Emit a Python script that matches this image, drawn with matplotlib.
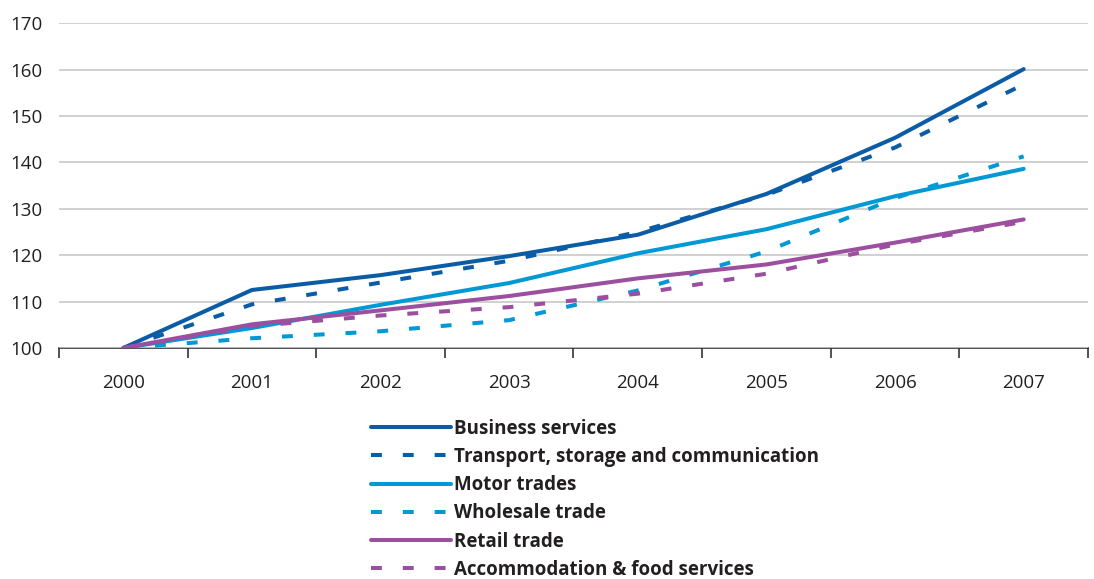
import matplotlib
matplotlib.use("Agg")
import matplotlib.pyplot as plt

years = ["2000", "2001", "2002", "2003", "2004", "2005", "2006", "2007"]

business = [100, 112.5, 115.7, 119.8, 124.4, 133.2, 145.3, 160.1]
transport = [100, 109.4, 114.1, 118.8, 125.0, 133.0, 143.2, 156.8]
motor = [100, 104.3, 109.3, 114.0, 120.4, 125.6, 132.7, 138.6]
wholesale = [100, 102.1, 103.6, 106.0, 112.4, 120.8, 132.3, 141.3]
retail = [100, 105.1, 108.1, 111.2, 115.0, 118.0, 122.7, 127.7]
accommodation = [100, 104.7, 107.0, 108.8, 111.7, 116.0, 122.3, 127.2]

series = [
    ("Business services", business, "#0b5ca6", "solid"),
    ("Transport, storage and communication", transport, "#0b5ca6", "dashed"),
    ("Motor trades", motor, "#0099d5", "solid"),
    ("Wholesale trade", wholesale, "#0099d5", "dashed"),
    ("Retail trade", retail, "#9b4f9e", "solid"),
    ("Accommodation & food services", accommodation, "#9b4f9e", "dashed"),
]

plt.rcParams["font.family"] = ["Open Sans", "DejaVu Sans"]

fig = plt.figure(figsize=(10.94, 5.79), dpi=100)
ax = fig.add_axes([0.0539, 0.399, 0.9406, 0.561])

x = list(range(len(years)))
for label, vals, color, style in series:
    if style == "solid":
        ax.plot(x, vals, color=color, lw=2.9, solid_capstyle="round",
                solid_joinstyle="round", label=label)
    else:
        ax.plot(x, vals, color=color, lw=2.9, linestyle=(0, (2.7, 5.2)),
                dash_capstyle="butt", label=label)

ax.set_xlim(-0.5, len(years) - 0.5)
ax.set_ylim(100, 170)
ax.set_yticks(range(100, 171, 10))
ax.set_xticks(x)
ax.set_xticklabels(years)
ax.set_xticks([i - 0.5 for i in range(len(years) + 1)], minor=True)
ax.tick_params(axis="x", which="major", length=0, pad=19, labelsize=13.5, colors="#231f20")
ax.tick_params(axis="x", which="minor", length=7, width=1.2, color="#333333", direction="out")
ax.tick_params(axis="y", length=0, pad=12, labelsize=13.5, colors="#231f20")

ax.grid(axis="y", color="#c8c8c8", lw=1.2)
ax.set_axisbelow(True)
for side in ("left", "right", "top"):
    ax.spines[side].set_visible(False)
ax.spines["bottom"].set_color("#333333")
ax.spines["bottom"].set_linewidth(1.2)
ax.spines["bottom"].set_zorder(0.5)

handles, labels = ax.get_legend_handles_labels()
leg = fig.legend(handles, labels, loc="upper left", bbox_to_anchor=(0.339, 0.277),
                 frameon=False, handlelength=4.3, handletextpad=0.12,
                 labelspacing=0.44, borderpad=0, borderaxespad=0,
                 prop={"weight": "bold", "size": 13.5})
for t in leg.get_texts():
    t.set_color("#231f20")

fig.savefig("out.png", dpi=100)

==============================

Work to complete: Your task is to return the lines above, from the first one up to and including the line containing "ax = fig.add_axes([0.0539, 0.399, 0.9406, 0.561])", minus any pictures.

Output of the task:
Emit a Python script that matches this image, drawn with matplotlib.
import matplotlib
matplotlib.use("Agg")
import matplotlib.pyplot as plt

years = ["2000", "2001", "2002", "2003", "2004", "2005", "2006", "2007"]

business = [100, 112.5, 115.7, 119.8, 124.4, 133.2, 145.3, 160.1]
transport = [100, 109.4, 114.1, 118.8, 125.0, 133.0, 143.2, 156.8]
motor = [100, 104.3, 109.3, 114.0, 120.4, 125.6, 132.7, 138.6]
wholesale = [100, 102.1, 103.6, 106.0, 112.4, 120.8, 132.3, 141.3]
retail = [100, 105.1, 108.1, 111.2, 115.0, 118.0, 122.7, 127.7]
accommodation = [100, 104.7, 107.0, 108.8, 111.7, 116.0, 122.3, 127.2]

series = [
    ("Business services", business, "#0b5ca6", "solid"),
    ("Transport, storage and communication", transport, "#0b5ca6", "dashed"),
    ("Motor trades", motor, "#0099d5", "solid"),
    ("Wholesale trade", wholesale, "#0099d5", "dashed"),
    ("Retail trade", retail, "#9b4f9e", "solid"),
    ("Accommodation & food services", accommodation, "#9b4f9e", "dashed"),
]

plt.rcParams["font.family"] = ["Open Sans", "DejaVu Sans"]

fig = plt.figure(figsize=(10.94, 5.79), dpi=100)
ax = fig.add_axes([0.0539, 0.399, 0.9406, 0.561])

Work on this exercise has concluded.